What are some tips for selecting a quality scratching post or tree for my cat?FamilyPet
There are many types of scratching posts on the market. You can even make your own. They come in various sizes, materials and prices, but choosing one will really come down to your cat’s preference.
First, you should know that cats don’t scratch out of destructiveness but, rather, instinct. They scratch when they stretch, which is frequently, and it’s also the way they trim their nails.
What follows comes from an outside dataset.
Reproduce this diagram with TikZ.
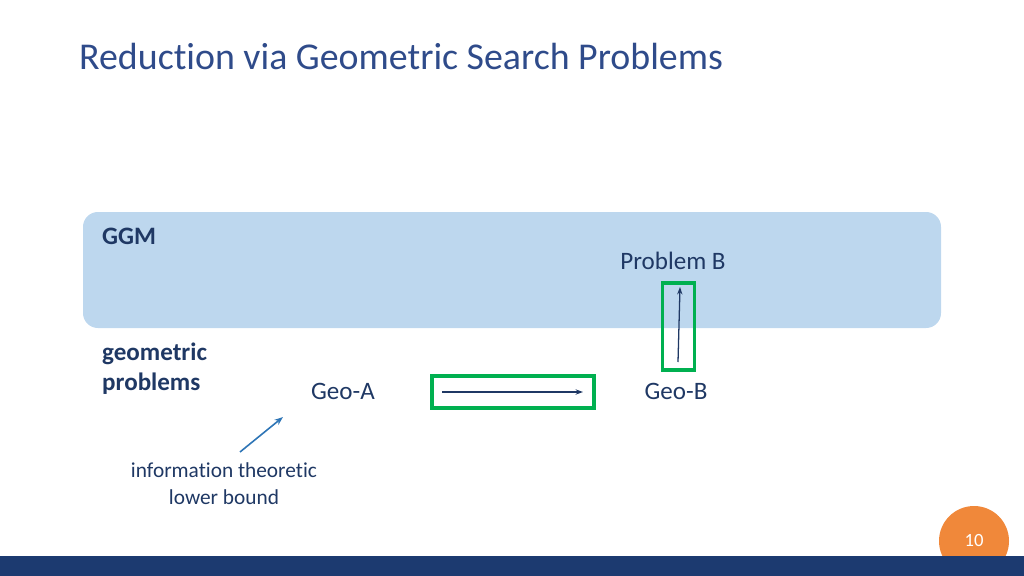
\documentclass[tikz,border=0pt]{standalone}
\usepackage{fontspec}
\setmainfont{Carlito}[Ligatures=NoCommon]
\usetikzlibrary{arrows.meta}
\definecolor{navy}{HTML}{1F3864}
\definecolor{ttl}{HTML}{2F4B8A}
\definecolor{lb}{HTML}{BDD7EE}
\definecolor{grn}{HTML}{00B050}
\definecolor{mb}{HTML}{2E75B6}
\definecolor{org}{HTML}{F0883A}
\definecolor{bar}{HTML}{1C3A70}
\begin{document}
\begin{tikzpicture}[x=0.9375pt,y=-0.9375pt,
  lbl/.style={text=navy,font=\fontsize{23.5}{28}\selectfont,inner sep=0},
  gbox/.style={draw=grn,line width=3.5pt},
  arr/.style={draw=navy,line width=1.2pt,-{Stealth[length=7pt,width=5pt]}}]
\useasboundingbox (0,0) rectangle (1024,576);
\node[anchor=base west,text=ttl,font=\fontsize{35.5}{42}\selectfont,inner sep=0] (title) at (79,70) {Reduction via Geometric Search Problems};
\fill[lb,rounded corners=14pt] (83,212) rectangle (941,328);
\node[lbl,anchor=base west,font=\bfseries\fontsize{23.5}{28}\selectfont] (ggm) at (102,244) {GGM};
\node[lbl,anchor=base] (pb) at (673,269) {Problem B};
\node[gbox,minimum width=30pt,minimum height=82pt,inner sep=0] (g1) at (678.5,326.5) {};
\coordinate (b1) at (678,362); \coordinate (b2) at (680,287);
\draw[arr] (b1) -- (b2);
\node[lbl,anchor=base west,align=left,font=\bfseries\fontsize{23.5}{28}\selectfont] (geo) at (102,390) {geometric\\problems};
\node[lbl,anchor=base] (ga) at (343,399) {Geo-A};
\node[lbl,anchor=base] (gb) at (676,399) {Geo-B};
\node[gbox,minimum width=152pt,minimum height=30pt,inner sep=0] (g2) at (513,392) {};
\coordinate (a1) at (442,392); \coordinate (a2) at (583,392);
\draw[arr] (a1) -- (a2);
\coordinate (c1) at (240,452); \coordinate (c2) at (283,417);
\draw[draw=mb,line width=1.5pt,-{Stealth[length=8pt,width=6pt]}] (c1) -- (c2);
\node[lbl,align=center,anchor=base,font=\fontsize{20}{25}\selectfont] (itl) at (224,504) {information theoretic\\lower bound};
\fill[org] (974,541) circle (35);
\fill[bar] (0,556) rectangle (1024,576);
\node[text=white,font=\fontsize{17.5}{19}\selectfont,inner sep=0] (pg) at (974,541) {10};
\end{tikzpicture}
\end{document}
That said, here are some types of scratching posts:
• Carpet: This is probably the most common. A carpet covered scratching post is easily made, easy to work with, and can be attached to many different surfaces and shapes. It isn’t, however, as durable as some other materials and it can shred and lose some nap; it also requires an occasional vacuuming.
• Sisal: This is very tough and durable. Sisal scratching posts are excellent choices for cats who prefer to claw and scratch rough surfaces. It’srelatively inexpensive, but not very easy to incorporate catnip into it to make it more attractive to your cat.
• Cardboard: By far the least expensive alternative, these kits are also refillable. You buy it once, and then just buy the inserts that the cat scratches. Since it has a lot of holes, cardboard posts can easily accommodate catnip to make it more attractive, but it does shred very easily. Some cats also like to chew on cardboard, which is not good due to the chemicals present in cardboard.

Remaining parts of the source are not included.